Task statement → Your job is to return the lines between the line holding "Recreate this image" and the line holding "nose_vals = [11.0, 14.1, 17.1, 18.4]", inclusive, exactly and with no pictures.

---- Dataset rows

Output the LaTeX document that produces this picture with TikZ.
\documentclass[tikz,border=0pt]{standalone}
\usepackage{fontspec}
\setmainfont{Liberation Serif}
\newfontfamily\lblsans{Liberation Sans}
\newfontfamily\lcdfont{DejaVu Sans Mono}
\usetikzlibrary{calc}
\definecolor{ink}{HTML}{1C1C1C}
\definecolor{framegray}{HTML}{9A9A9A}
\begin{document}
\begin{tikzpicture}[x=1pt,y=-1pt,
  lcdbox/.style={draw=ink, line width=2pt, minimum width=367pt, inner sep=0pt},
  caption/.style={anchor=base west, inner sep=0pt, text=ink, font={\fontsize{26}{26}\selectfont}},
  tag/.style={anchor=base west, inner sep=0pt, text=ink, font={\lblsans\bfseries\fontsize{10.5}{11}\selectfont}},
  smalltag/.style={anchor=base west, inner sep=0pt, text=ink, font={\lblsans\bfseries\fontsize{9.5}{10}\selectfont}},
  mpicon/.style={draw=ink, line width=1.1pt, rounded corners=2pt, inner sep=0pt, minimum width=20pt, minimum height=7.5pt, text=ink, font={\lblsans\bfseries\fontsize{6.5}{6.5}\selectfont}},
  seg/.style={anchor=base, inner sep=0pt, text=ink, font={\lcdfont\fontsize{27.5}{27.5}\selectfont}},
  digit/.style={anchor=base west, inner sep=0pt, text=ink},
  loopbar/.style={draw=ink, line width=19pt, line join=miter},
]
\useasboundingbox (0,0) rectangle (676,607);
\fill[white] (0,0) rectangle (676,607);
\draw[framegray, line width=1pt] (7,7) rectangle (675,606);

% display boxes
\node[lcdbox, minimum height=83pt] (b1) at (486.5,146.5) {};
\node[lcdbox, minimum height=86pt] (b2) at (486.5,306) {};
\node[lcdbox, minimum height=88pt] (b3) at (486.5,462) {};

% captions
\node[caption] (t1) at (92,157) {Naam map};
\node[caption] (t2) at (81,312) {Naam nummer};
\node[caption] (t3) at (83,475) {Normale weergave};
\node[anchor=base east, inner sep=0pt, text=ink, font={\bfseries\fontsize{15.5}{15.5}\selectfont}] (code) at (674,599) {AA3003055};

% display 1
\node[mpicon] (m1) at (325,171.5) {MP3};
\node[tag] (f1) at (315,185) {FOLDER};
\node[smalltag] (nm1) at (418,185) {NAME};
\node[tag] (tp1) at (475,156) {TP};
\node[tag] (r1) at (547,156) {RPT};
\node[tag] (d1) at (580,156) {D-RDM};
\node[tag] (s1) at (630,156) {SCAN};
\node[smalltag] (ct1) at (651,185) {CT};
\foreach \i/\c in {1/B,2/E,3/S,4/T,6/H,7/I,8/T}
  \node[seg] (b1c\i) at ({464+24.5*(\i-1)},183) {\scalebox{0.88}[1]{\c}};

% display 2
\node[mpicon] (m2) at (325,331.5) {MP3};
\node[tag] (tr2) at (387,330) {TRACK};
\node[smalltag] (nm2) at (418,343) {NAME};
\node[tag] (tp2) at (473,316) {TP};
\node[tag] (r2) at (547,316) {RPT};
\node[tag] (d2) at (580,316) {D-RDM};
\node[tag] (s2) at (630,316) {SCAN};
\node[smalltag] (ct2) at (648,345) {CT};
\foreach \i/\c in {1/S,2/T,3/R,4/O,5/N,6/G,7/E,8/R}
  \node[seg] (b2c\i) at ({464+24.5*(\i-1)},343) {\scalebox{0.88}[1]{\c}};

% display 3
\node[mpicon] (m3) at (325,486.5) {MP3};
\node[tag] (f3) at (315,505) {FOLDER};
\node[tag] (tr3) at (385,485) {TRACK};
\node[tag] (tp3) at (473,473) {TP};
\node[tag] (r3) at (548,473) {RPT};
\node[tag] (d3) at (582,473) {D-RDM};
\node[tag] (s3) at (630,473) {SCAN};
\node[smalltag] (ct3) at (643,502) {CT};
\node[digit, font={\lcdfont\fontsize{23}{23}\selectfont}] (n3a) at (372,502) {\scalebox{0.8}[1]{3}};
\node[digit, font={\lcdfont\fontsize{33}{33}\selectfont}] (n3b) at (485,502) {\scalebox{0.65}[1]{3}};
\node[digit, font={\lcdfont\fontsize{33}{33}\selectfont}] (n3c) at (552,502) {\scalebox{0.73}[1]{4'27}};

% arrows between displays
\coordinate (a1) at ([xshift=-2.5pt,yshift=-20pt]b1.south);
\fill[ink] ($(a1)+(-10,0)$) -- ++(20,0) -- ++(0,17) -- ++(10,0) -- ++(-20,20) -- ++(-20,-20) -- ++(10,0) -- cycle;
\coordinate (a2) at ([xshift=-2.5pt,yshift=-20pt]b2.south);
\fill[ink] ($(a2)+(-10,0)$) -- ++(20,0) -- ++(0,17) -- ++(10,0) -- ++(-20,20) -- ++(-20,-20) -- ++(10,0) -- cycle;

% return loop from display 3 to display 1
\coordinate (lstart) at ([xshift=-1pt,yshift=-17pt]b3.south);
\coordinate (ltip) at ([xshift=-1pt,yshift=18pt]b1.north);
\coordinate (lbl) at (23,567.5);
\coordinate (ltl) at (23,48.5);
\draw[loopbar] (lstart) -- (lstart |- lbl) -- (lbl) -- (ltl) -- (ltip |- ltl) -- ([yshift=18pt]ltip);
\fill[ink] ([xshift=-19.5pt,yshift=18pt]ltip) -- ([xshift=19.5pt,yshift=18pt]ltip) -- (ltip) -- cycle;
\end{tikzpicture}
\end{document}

--------
---- Dataset rows

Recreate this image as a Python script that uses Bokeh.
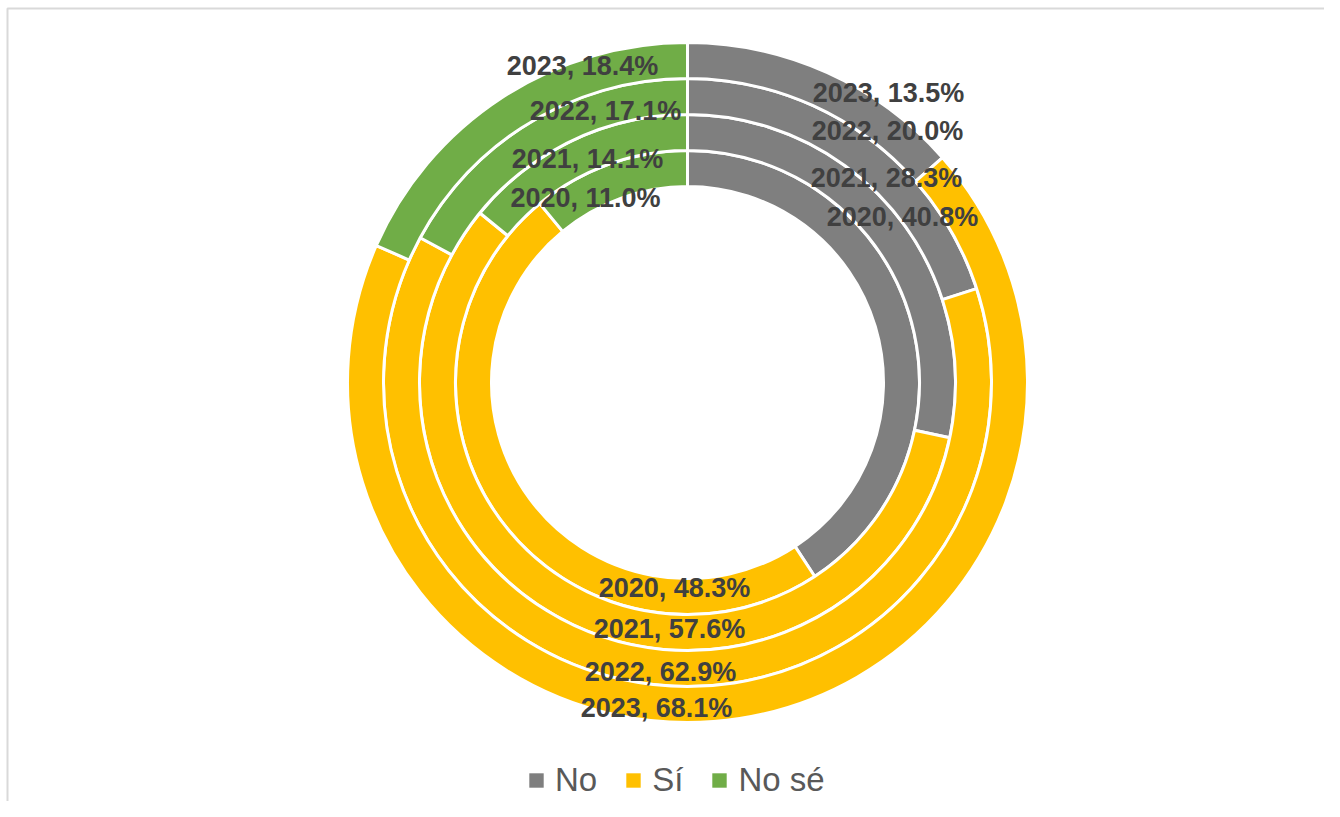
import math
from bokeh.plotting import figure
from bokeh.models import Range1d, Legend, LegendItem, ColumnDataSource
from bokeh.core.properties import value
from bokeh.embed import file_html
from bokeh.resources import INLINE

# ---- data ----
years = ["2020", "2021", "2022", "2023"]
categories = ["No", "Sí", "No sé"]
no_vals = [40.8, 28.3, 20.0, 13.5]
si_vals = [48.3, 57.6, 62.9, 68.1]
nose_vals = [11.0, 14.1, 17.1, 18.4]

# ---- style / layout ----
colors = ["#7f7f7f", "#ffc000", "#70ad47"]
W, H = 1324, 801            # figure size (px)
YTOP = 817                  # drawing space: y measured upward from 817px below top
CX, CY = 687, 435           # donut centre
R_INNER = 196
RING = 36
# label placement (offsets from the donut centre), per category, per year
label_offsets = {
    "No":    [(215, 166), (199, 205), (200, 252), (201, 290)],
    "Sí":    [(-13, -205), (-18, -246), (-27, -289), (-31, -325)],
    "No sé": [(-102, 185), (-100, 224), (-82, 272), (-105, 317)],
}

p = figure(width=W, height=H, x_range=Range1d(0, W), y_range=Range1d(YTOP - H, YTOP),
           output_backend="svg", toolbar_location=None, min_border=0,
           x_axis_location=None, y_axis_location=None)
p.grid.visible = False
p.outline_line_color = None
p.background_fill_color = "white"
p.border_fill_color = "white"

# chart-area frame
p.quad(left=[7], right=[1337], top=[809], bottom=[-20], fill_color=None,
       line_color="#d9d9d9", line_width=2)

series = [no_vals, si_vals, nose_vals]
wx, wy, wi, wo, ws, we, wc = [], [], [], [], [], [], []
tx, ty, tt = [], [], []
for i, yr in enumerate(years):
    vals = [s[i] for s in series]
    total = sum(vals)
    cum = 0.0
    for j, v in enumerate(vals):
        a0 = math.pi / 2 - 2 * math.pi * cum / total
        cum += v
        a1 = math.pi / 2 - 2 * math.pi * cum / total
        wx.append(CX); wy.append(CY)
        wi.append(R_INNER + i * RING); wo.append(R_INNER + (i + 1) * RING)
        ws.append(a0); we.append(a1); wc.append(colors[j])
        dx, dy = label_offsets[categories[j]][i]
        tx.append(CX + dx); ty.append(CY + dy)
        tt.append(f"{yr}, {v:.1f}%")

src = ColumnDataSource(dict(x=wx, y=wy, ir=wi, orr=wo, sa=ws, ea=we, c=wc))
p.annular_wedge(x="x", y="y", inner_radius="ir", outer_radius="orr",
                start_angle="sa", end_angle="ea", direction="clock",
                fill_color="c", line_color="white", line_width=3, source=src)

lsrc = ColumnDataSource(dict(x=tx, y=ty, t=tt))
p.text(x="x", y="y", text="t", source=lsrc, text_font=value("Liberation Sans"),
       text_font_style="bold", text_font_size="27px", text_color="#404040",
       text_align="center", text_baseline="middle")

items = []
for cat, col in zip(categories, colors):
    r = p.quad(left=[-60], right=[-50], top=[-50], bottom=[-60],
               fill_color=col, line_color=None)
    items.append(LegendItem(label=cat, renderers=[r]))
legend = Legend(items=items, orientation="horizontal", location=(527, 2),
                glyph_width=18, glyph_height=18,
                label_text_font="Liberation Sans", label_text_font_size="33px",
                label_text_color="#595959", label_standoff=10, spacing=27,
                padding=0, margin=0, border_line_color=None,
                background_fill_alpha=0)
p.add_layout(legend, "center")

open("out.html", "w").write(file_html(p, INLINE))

--------
---- Dataset rows

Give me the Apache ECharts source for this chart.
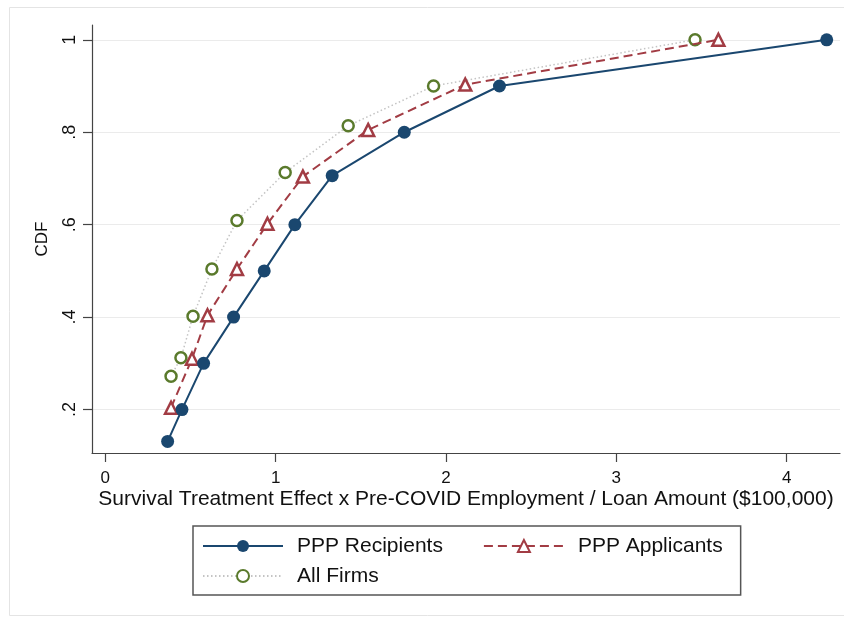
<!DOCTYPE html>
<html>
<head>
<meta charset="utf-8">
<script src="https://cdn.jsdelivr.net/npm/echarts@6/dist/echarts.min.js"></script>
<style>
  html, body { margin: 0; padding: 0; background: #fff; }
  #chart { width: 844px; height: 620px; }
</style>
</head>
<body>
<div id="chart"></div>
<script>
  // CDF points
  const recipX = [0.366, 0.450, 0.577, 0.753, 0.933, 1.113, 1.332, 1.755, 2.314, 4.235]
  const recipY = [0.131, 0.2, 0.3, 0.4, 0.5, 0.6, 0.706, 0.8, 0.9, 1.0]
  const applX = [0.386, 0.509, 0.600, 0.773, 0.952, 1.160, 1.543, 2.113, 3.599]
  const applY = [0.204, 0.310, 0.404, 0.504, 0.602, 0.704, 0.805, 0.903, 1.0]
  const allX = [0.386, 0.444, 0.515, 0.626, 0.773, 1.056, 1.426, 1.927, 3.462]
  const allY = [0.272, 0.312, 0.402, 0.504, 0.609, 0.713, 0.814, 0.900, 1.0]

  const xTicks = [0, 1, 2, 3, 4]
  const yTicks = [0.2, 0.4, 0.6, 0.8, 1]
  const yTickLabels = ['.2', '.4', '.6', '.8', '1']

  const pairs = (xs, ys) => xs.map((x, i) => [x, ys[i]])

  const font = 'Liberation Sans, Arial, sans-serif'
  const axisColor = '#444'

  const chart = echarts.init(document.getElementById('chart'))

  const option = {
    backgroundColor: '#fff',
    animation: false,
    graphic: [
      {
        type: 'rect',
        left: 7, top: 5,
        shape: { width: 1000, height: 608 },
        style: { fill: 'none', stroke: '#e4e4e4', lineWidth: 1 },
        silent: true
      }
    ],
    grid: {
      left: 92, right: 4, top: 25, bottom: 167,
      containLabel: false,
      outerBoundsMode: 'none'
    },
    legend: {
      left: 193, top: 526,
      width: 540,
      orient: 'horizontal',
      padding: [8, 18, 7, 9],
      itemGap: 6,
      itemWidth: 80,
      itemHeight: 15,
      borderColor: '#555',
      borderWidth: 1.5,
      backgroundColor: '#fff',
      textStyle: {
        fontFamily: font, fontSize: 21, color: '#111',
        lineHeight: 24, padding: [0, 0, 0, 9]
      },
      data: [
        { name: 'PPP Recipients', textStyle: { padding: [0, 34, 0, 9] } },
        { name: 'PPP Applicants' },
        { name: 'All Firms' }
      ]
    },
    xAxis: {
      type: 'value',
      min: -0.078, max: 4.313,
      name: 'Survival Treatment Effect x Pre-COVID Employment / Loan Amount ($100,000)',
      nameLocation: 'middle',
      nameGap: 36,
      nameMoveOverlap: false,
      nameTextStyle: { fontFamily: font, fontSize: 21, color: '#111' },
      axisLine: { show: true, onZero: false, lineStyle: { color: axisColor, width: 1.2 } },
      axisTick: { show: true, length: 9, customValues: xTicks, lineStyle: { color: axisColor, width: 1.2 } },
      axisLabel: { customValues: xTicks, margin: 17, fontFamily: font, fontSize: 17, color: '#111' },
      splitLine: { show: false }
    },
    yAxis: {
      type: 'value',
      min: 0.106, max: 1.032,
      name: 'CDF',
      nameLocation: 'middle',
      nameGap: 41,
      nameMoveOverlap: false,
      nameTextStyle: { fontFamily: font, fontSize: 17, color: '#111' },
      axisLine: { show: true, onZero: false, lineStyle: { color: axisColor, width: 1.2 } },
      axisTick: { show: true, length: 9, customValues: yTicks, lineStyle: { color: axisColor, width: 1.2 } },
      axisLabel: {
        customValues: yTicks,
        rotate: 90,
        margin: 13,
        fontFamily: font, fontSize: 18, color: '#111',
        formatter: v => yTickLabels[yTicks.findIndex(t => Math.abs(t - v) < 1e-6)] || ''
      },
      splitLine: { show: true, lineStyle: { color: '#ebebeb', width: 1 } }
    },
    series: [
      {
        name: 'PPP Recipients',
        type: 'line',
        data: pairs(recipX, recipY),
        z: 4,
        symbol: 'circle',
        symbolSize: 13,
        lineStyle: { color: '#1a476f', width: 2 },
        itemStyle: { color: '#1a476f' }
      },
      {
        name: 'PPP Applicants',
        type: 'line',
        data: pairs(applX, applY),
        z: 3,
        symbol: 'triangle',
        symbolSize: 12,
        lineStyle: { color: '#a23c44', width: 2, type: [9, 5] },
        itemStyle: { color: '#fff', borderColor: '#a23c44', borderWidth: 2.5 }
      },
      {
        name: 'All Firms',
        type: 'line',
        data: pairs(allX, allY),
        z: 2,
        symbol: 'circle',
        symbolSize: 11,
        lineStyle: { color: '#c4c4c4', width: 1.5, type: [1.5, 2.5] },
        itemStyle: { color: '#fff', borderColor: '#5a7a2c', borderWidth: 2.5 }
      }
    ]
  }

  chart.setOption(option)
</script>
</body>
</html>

--------

Solution for this problem →
Recreate this image as a Python script that uses Bokeh.
import math
from bokeh.plotting import figure
from bokeh.models import Range1d, Legend, LegendItem, ColumnDataSource
from bokeh.core.properties import value
from bokeh.embed import file_html
from bokeh.resources import INLINE

# ---- data ----
years = ["2020", "2021", "2022", "2023"]
categories = ["No", "Sí", "No sé"]
no_vals = [40.8, 28.3, 20.0, 13.5]
si_vals = [48.3, 57.6, 62.9, 68.1]
nose_vals = [11.0, 14.1, 17.1, 18.4]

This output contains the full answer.